Song Meaning
This track paints a picture of intense, almost pathological obsession. The narrator feels a deep, shared "misery" with someone named Joseph, but the focus quickly shifts to a possessive fixation on another person. There's a palpable sense of being wronged, with the line "Over your chest where my head used to rest" hinting at a lost intimacy now replaced by something darker. The narrator's approach is described as "snaking my way as only serpents could," immediately establishing a predatory, unwelcome presence. This imagery underscores a deliberate, insidious infiltration rather than a genuine reunion.

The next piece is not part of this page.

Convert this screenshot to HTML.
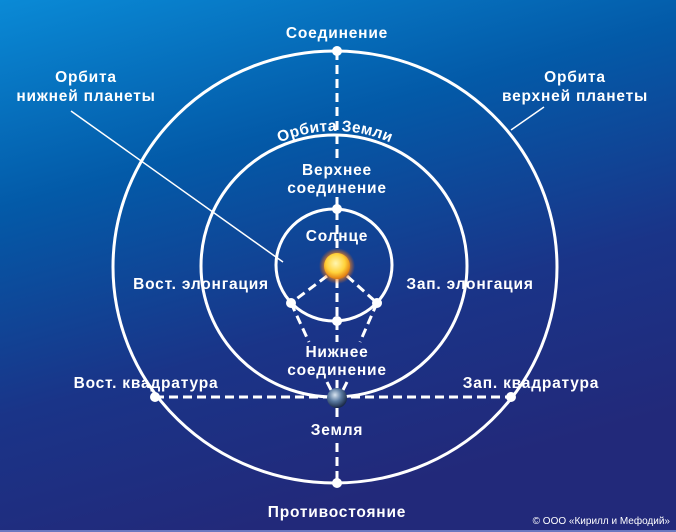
<!DOCTYPE html>
<html><head><meta charset="utf-8"><style>
html,body{margin:0;padding:0;}
body{width:676px;height:532px;overflow:hidden;}
svg{display:block;}
text{font-family:"Liberation Sans",sans-serif;font-weight:bold;fill:#fff;font-size:15.5px;letter-spacing:0.8px;}
</style></head><body>
<svg width="676" height="532" viewBox="0 0 676 532" xmlns="http://www.w3.org/2000/svg">
<defs>
<linearGradient id="bg" x1="0" y1="0" x2="0.35" y2="1">
<stop offset="0" stop-color="#0a8ad6"/>
<stop offset="0.35" stop-color="#035aa8"/>
<stop offset="0.7" stop-color="#1a3488"/>
<stop offset="1" stop-color="#22297a"/>
</linearGradient>
<radialGradient id="sun" cx="0.45" cy="0.4" r="0.6">
<stop offset="0" stop-color="#fff6b0"/>
<stop offset="0.6" stop-color="#ffd23a"/>
<stop offset="1" stop-color="#e07a10"/>
</radialGradient>
<radialGradient id="glow" cx="0.5" cy="0.5" r="0.5">
<stop offset="0.6" stop-color="#ff9a20" stop-opacity="0.9"/>
<stop offset="1" stop-color="#ff6a00" stop-opacity="0"/>
</radialGradient>
<radialGradient id="earth" cx="0.4" cy="0.35" r="0.65">
<stop offset="0" stop-color="#d8e4f0"/>
<stop offset="0.5" stop-color="#5a7aa0"/>
<stop offset="1" stop-color="#1a2a48"/>
</radialGradient>
<path id="arc" d="M 256 156 A 137 137 0 0 1 414 156"/>
</defs>
<rect width="676" height="532" fill="url(#bg)"/>
<rect y="530" width="676" height="2" fill="#6a78c0"/>
<g fill="none" stroke="#fff" stroke-width="3">
<ellipse cx="335" cy="267" rx="222" ry="216"/>
<ellipse cx="334" cy="266" rx="133" ry="131"/>
<ellipse cx="334" cy="265" rx="58" ry="56"/>
</g>
<g stroke="#fff" stroke-width="1.5">
<line x1="71" y1="111" x2="283" y2="262"/>
<line x1="544" y1="107" x2="511" y2="130"/>
</g>
<g stroke="#fff" stroke-width="3" stroke-dasharray="9,5" fill="none">
<line x1="337" y1="51" x2="337" y2="160"/>
<line x1="337" y1="197" x2="337" y2="255"/>
<line x1="337" y1="279" x2="337" y2="342"/>
<line x1="337" y1="380" x2="337" y2="388"/>
<line x1="337" y1="408" x2="337" y2="418"/>
<line x1="337" y1="443" x2="337" y2="483"/>
<line x1="155" y1="397" x2="511" y2="397"/>
<line x1="327" y1="276" x2="291" y2="303"/>
<line x1="347" y1="276" x2="377" y2="303"/>
<line x1="291" y1="303" x2="309" y2="342"/>
<line x1="377" y1="303" x2="360" y2="342"/>
<line x1="327" y1="382" x2="331" y2="390" stroke-dasharray="none"/>
<line x1="347" y1="382" x2="343" y2="390" stroke-dasharray="none"/>
</g>
<g fill="#fff">
<circle cx="337" cy="51" r="5"/>
<circle cx="337" cy="209" r="5"/>
<circle cx="291" cy="303" r="5"/>
<circle cx="377" cy="303" r="5"/>
<circle cx="337" cy="321" r="5"/>
<circle cx="155" cy="397" r="5"/>
<circle cx="511" cy="397" r="5"/>
<circle cx="337" cy="483" r="5"/>
</g>
<circle cx="337" cy="266" r="18" fill="url(#glow)"/>
<circle cx="337" cy="266" r="13" fill="url(#sun)"/>
<circle cx="337" cy="398" r="10" fill="url(#earth)"/>
<text x="337" y="38" text-anchor="middle">Соединение</text>
<text x="86" y="82" text-anchor="middle">Орбита</text>
<text x="86" y="101" text-anchor="middle">нижней планеты</text>
<text x="575" y="82" text-anchor="middle">Орбита</text>
<text x="575" y="101" text-anchor="middle">верхней планеты</text>
<text style="letter-spacing:0.3px"><textPath href="#arc" startOffset="50%" text-anchor="middle">Орбита Земли</textPath></text>
<text x="337" y="175" text-anchor="middle">Верхнее</text>
<text x="337" y="193" text-anchor="middle">соединение</text>
<text x="337" y="241" text-anchor="middle">Солнце</text>
<text x="201" y="289" text-anchor="middle">Вост. элонгация</text>
<text x="470" y="289" text-anchor="middle">Зап. элонгация</text>
<text x="337" y="357" text-anchor="middle">Нижнее</text>
<text x="337" y="375" text-anchor="middle">соединение</text>
<text x="146" y="388" text-anchor="middle">Вост. квадратура</text>
<text x="531" y="388" text-anchor="middle">Зап. квадратура</text>
<text x="337" y="435" text-anchor="middle">Земля</text>
<text x="337" y="517" text-anchor="middle">Противостояние</text>
<text x="670" y="524" text-anchor="end" style="font-weight:normal;font-size:10px;letter-spacing:0">© ООО «Кирилл и Мефодий»</text>
</svg>
</body></html>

The core tension lies in the narrator's inability to let go, despite the apparent finality of their separation. The "holy house where your love's nailed to wood" is a powerful, almost blasphemous image, suggesting that the object of their obsession is now consecrated or irrevocably lost, like Christ on the cross. This religious imagery is twisted to serve the narrator's fixation, highlighting a desperate attempt to find meaning or justification for their "obsessed" state. The phrase "infesting you" further amplifies this parasitic, invasive feeling, making the connection sound less like love and more like a disease.
The most striking craft element is the jarring juxtaposition of domesticity and violence. The memory of "the house burnt down" serves as a stark, almost surreal non-sequitur, contrasting with the intense, claustrophobic focus on the present obsession. It hints at a shared past that ended in destruction, mirroring the narrator's current destructive desires. This abrupt shift suggests that the past and present are inextricably linked by ruin and a lingering, toxic attachment. The lyrics effectively convey a sense of inescapable, consuming fixation through vivid, unsettling imagery and a tone that oscillates between mournful remembrance and predatory intent.